Messa da parte la musica, cosa ci racconta Lorde in questo suo quarto lavoro in studio? Ancora se stessa ovviamente, con un focus ben centrato sulla ventottenne che è diventata e sul percorso tortuoso che l’ha portata a essere ciò che è oggi, umanamente e artisticamente. Si mette a nudo e anche oltre Lorde, a partire dalla copertina del disco, una radiografia del suo bacino dove tra una cerniera e la fibbia di una cintura s’intravede anche una spirale anticoncezionale. E non è un caso, perché il sesso, la sessualità, l’idea di una gravidanza e la genitorialità sono qui centrali: nell’iniziale Hammer tocca una tematica come l’identità di genere, il suo ruolo nelle relazioni in Shapeshifter, il rapporto con una madre ingombrante in Favourite Daughter, una nuova storia d’amore che fa capolino in Current Affairs, i test di gravidanza per il rischio di un concepimento inatteso in Clearblue. E poi ancora i disturbi alimentari che l’hanno afflitta e che vengono esorcizzati in Broken Glass, non esattamente l’ultima delle questioni che hanno attanagliato l’artista neozelandese.

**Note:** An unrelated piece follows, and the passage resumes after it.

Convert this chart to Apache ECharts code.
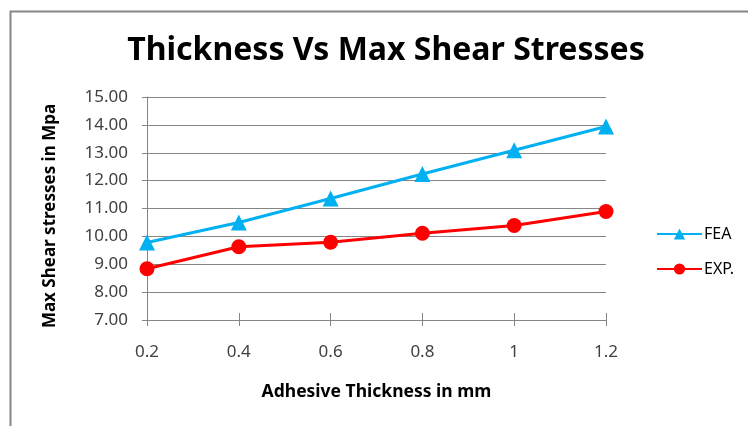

Ancora una volta Lorde non ha usato mezze misure, mettendosi in gioco al 100% a costo di rimetterci personalmente con una sovraesposizione che bisogna avere le spalle davvero larghe per riuscire a reggerla. In passato Ella ce l’ha fatta, con fatica ma c’è riuscita. Adesso che non è più una ragazzina, che sembra aver preso una nuova consapevolezza di se stessa, dei suoi traumi e di ciò che vuole o non vuole che la accompagni nel suo percorso, tanto nella vita privata quanto in quella pubblica, tutto ciò dovrebbe riuscirle ancora più semplice e lineare. Glielo auguriamo davvero, perché ogni rinascita − come Lorde stessa ha definito questo disco e questa sua nuova fase − non può che avere risvolti positivi.